In First Council Meeting, Kornbluth Discusses Start of Strategic Planning Process

Eight years following Duke's last strategic plan, Provost Sally Kornbluth is restarting the process, built upon faculty participation. Photo: Duke University Photography
Eight years following Duke's last strategic plan, Provost Sally Kornbluth is restarting the process, built upon faculty participation. Photo: Duke University Photography

In 2006, Duke's last academic strategic plan, Making a Difference, presented a vision that defined the university's major initiatives in collaboration across the disciplines, international growth and knowledge in the service of society. Making a Difference gave Duke a reputation where plans on paper are implemented into real change.

Eight years later, new Duke Provost Sally Kornbluth is ready to restart the strategic planning process to assess university strengths, set priorities and ensure Duke is on top of rapid change in the higher education environment. Thursday she presented to the Academic Council the preliminary groundwork for the planning process based on widespread faculty engagement.

"I hope to involve as many different groups of faculty as possible from across the university in both the planning process and the formulation of the plan itself," Kornbluth said. "I'm going to have as many faculty dinners as possible. I almost would like to be rather random about it.  There's a danger in going to usual suspects – it can become a bit of an echo chamber, and what we are looking to do is bring in new ideas."
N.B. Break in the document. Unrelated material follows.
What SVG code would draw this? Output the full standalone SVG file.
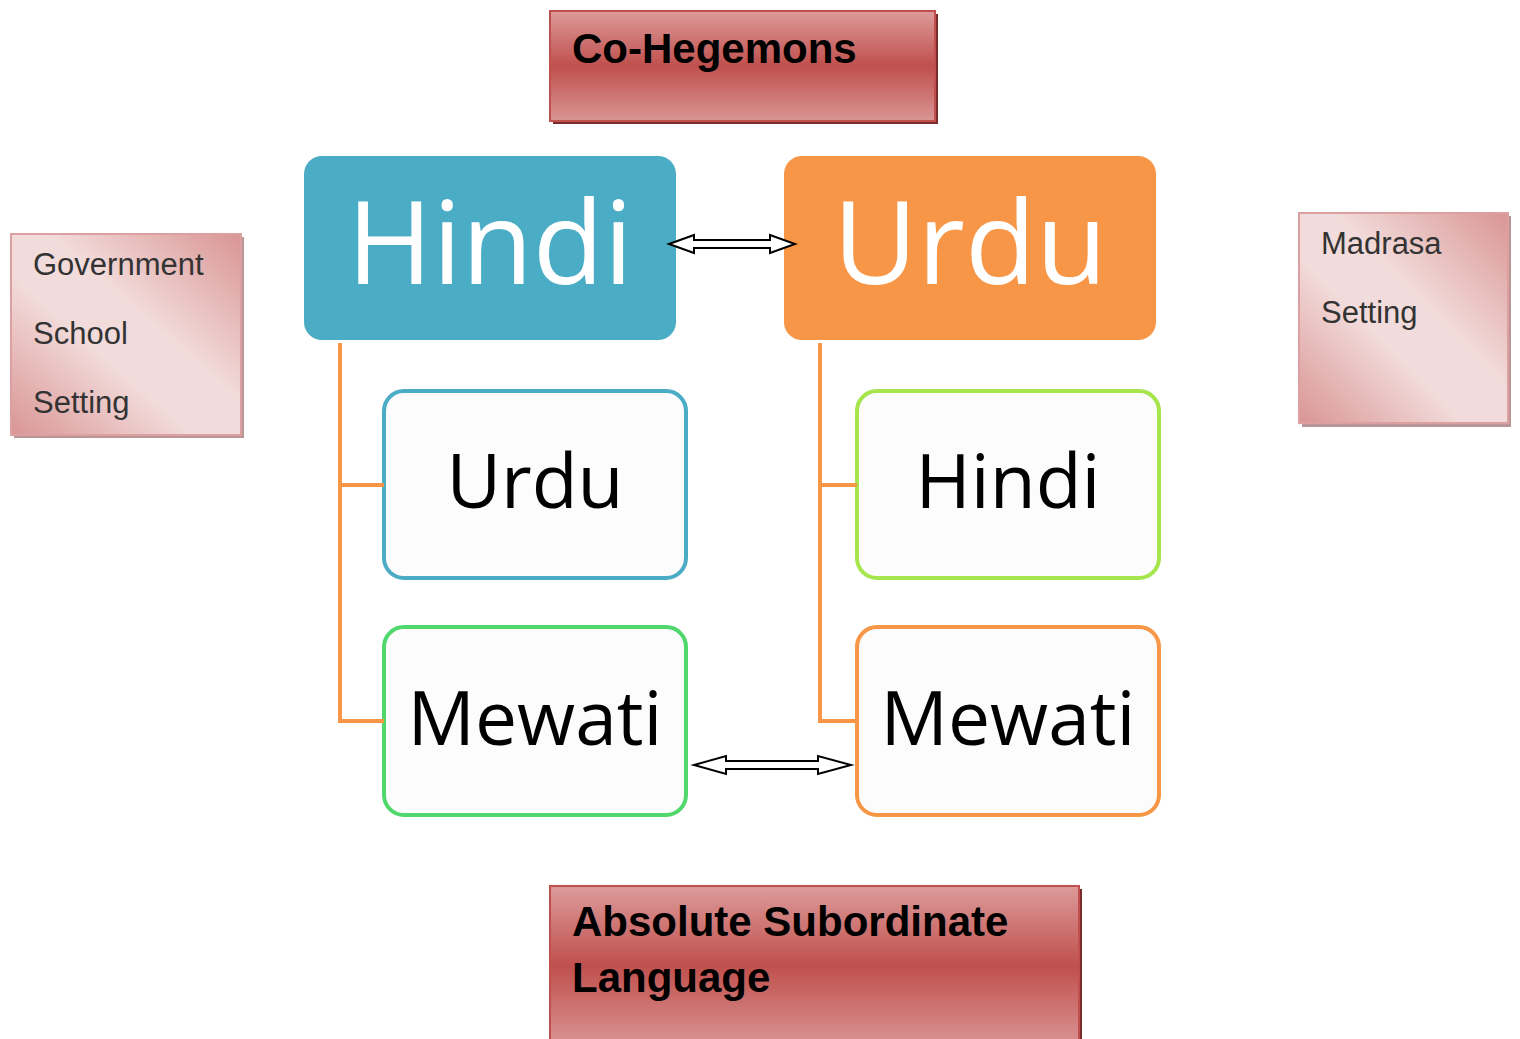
<svg xmlns="http://www.w3.org/2000/svg" width="1520" height="1039" viewBox="0 0 1520 1039">
<defs>
<linearGradient id="redG" x1="0" y1="0" x2="0" y2="1">
<stop offset="0" stop-color="#dc9b9a"/>
<stop offset="0.5" stop-color="#c0504d"/>
<stop offset="1" stop-color="#d99594"/>
</linearGradient>
<linearGradient id="pinkG" x1="1" y1="0" x2="0" y2="1">
<stop offset="0" stop-color="#d99594"/>
<stop offset="0.42" stop-color="#f2dcdb"/>
<stop offset="0.6" stop-color="#f2dcdb"/>
<stop offset="1" stop-color="#d99594"/>
</linearGradient>
<style>
.red{fill:url(#redG);stroke:#c0504d;stroke-width:2}
.redsh{fill:#7b2b29}
.pink{fill:url(#pinkG);stroke:#dba09f;stroke-width:2}
.pinksh{fill:#b99595}
.rt{font-family:"Liberation Sans",Arial,sans-serif;font-weight:bold;font-size:42px;fill:#000}
.pt{font-family:"Liberation Sans",Arial,sans-serif;font-size:31px;fill:#333}
.big{font-family:"Open Sans",sans-serif;font-size:116px;fill:#fff;text-anchor:middle}
.sm{font-family:"Open Sans",sans-serif;font-size:75px;fill:#000;text-anchor:middle}
.child{fill:#fcfcfc;stroke-width:4}
.conn{fill:none;stroke:#f79646;stroke-width:4}
.dbl{fill:#fff;stroke:#000;stroke-width:2;stroke-linejoin:miter}
</style>
</defs>
<g id="co-hegemons">
<rect class="redsh" x="553" y="14" width="385" height="110"/>
<rect class="red" x="550" y="11" width="385" height="110"/>
<text class="rt" x="572" y="63">Co-Hegemons</text>
</g>
<g id="government">
<rect class="pinksh" x="14" y="237" width="230" height="201"/>
<rect class="pink" x="11" y="234" width="230" height="201"/>
<text class="pt" x="33" y="275">Government</text>
<text class="pt" x="33" y="344">School</text>
<text class="pt" x="33" y="413">Setting</text>
</g>
<g id="madrasa">
<rect class="pinksh" x="1302" y="216" width="209" height="211"/>
<rect class="pink" x="1299" y="213" width="209" height="210"/>
<text class="pt" x="1321" y="254">Madrasa</text>
<text class="pt" x="1321" y="323">Setting</text>
</g>
<g id="absolute">
<rect class="redsh" x="553" y="889" width="529" height="160"/>
<rect class="red" x="550" y="886" width="529" height="160"/>
<text class="rt" x="572" y="936">Absolute Subordinate</text>
<text class="rt" x="572" y="992">Language</text>
</g>
<g id="hindi-main">
<rect x="304" y="156" width="372" height="184" rx="18" fill="#4bacc6"/>
<text class="big" x="490" y="284">Hindi</text>
</g>
<g id="urdu-main">
<rect x="784" y="156" width="372" height="184" rx="18" fill="#f79646"/>
<text class="big" x="970" y="284">Urdu</text>
</g>
<g id="urdu-child">
<rect class="child" x="384" y="391" width="302" height="187" rx="20" stroke="#4bacc6"/>
<text class="sm" x="535" y="508">Urdu</text>
</g>
<g id="mewati-left">
<rect class="child" x="384" y="627" width="302" height="188" rx="20" stroke="#50d86c"/>
<text class="sm" x="535" y="745">Mewati</text>
</g>
<g id="hindi-child">
<rect class="child" x="857" y="391" width="302" height="187" rx="20" stroke="#a6e64c"/>
<text class="sm" x="1008" y="508">Hindi</text>
</g>
<g id="mewati-right">
<rect class="child" x="857" y="627" width="302" height="188" rx="20" stroke="#f79646"/>
<text class="sm" x="1008" y="745">Mewati</text>
</g>
<g id="connectors">
<path class="conn" d="M340 343 V721 H384 M340 485 H384"/>
<path class="conn" d="M820 343 V721 H857 M820 485 H857"/>
<polygon class="dbl" points="669,244 694,235 694,240 770,240 770,235 795,244 770,253 770,248 694,248 694,253"/>
<polygon class="dbl" points="694,765 726,756 726,761 818,761 818,756 851,765 818,774 818,769 726,769 726,774"/>
</g>
</svg>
In her first appearance before the council as provost, Kornbluth cited three key points underpinning the process:

  • Faculty engagement would be crucial to "generate and vet ideas" that would drive the plan.
  • The process would involve academic units but would touch on questions of how academics interacted with athletics, student life, admissions and other non-academic units.
  • The plan would produce specific and measureable goals, but it won't restrict faculty and administrators in the manner of meeting those goals.  The plan will not be an inflexible "manual or contract," she said.

The current academic year will be a year of pre-planning where faculty and administrators will generate the themes and an organizational structure for the process, Kornbluth said.

The details of the planning process will come out of that discussion, but Kornbluth sketched out several potential models of faculty engagement in collaboration with administrators. 

All of the models have at the core a steering committee. Kornbluth said during the fall semester, the steering committee will collect preliminary information on priorities and ideas from faculty in a variety of ways, from formal meetings with faculty governance bodies to small dinners with faculty members. 

For the spring semester, the steering committee will propose specific themes and organization and circulate them among the faculty for feedback. By the end of the academic year, Kornbluth said she expects special themes to be identified and an organization, including thematic subcommittees, will be in place so that the formal process can begin in 2015-16.

The themes of the plan will come out of the planning process, but Kornbluth suggested some broad, potential questions for the steering committee.  New initiatives in interdisciplinary, international and translational studies that came out of "Making a Difference" were successful, but challenges remain in supporting these initiatives and building on them while still enhancing traditional strengths in disciplinary studies.

Other potential questions include:

  • How can we further move students out of their comfort zones, engaging with each other and their academic work in ways that prize depth and connection over badges and achievements?
  • How can we further enhance opportunities for students to engage in profound and authentic research experiences from the humanities and social sciences to the sciences?
  • How do we enhance opportunities for undergraduates to deepen the quality of their Duke experience, ensuring that curricular and co-curricular programming better enable students to integrate what they are learning?  (How, for instance, can study abroad link more tightly with students’ pre- and post-travel academic work and experiences and that of their peers?)
  • How can we further move students out of their comfort zones, engaging with each other and their academic work in ways that prize depth and connection over badges and achievements?
  • How can we further enhance opportunities for students to engage in profound and authentic research experiences from the humanities and social sciences to the sciences?
  • How do we maximize opportunities for graduate and professional students?
  • How do we extend Duke’s global reach while ensuring mutual benefits for all partners, such as Duke and DKU?
  • How do we employ online educational tools to enhance teaching on Duke’s campus and to increase engagement with partners globally? 

As important as are the goals in the final strategic plan, Kornbluth said there is value in the process itself.  The discussions helps the university set priorities in a time of limited resources and ensure "our choices are consistent with the values of the university."

"We hope the process will draw out and articulate new and creative approaches, directions, and solutions to problems the university faces," Kornbluth said.